ReFIT: Relevance Feedback from a Reranker during Inference
Revanth Gangi Reddy, Pradeep Dasigi, Md Arafat Sultan, Arman Cohan, Avirup Sil, Heng Ji, Hannaneh Hajishirzi
TL;DR
This work addresses the shortcoming of retrieve-and-rerank systems where Recall@K cannot be improved by reranking alone. It introduces ReFIT, an inference-time mechanism that distills the cross-encoder reranker’s relevance signals into a refreshed query representation for a second retrieval, achieving higher Recall@K while maintaining comparable latency. The approach is architecture- and modality-agnostic, showing gains across English domains, multilingual and cross-lingual settings, and multimodal retrieval, and it outperforms training-time distillation baselines and TouR in many scenarios. ReFIT enables practical, scalable improvements in retrieval effectiveness and opens avenues for integrating relevance feedback from larger models at inference time, including future work with LLM-based signals and interpretability of query updates.
Abstract
Retrieve-and-rerank is a prevalent framework in neural information retrieval, wherein a bi-encoder network initially retrieves a pre-defined number of candidates (e.g., K=100), which are then reranked by a more powerful cross-encoder model.
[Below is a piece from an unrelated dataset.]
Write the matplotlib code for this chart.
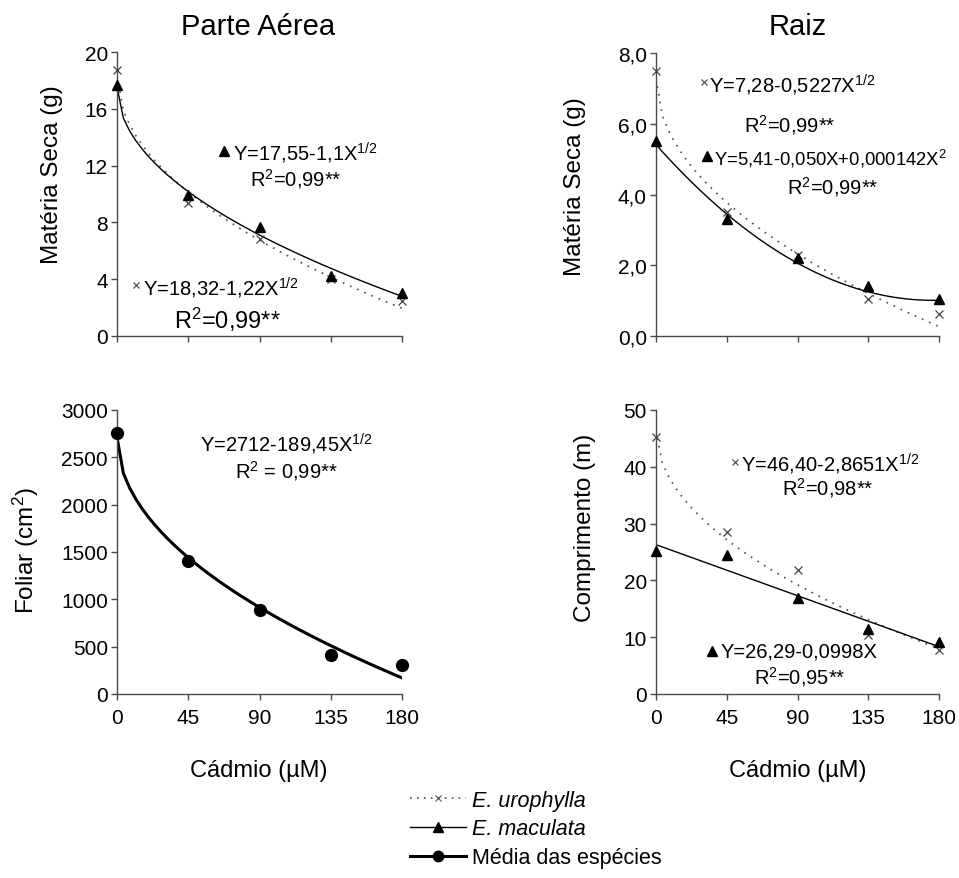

While the reranker often yields improved candidate scores compared to the retriever, its scope is confined to only the top K retrieved candidates. As a result, the reranker cannot improve retrieval performance in terms of Recall@K. In this work, we propose to leverage the reranker to improve recall by making it provide relevance feedback to the retriever at inference time. Specifically, given a test instance during inference, we distill the reranker's predictions for that instance into the retriever's query representation using a lightweight update mechanism. The aim of the distillation loss is to align the retriever's candidate scores more closely with those produced by the reranker. The algorithm then proceeds by executing a second retrieval step using the updated query vector. We empirically demonstrate that this method, applicable to various retrieve-and-rerank frameworks, substantially enhances retrieval recall across multiple domains, languages, and modalities.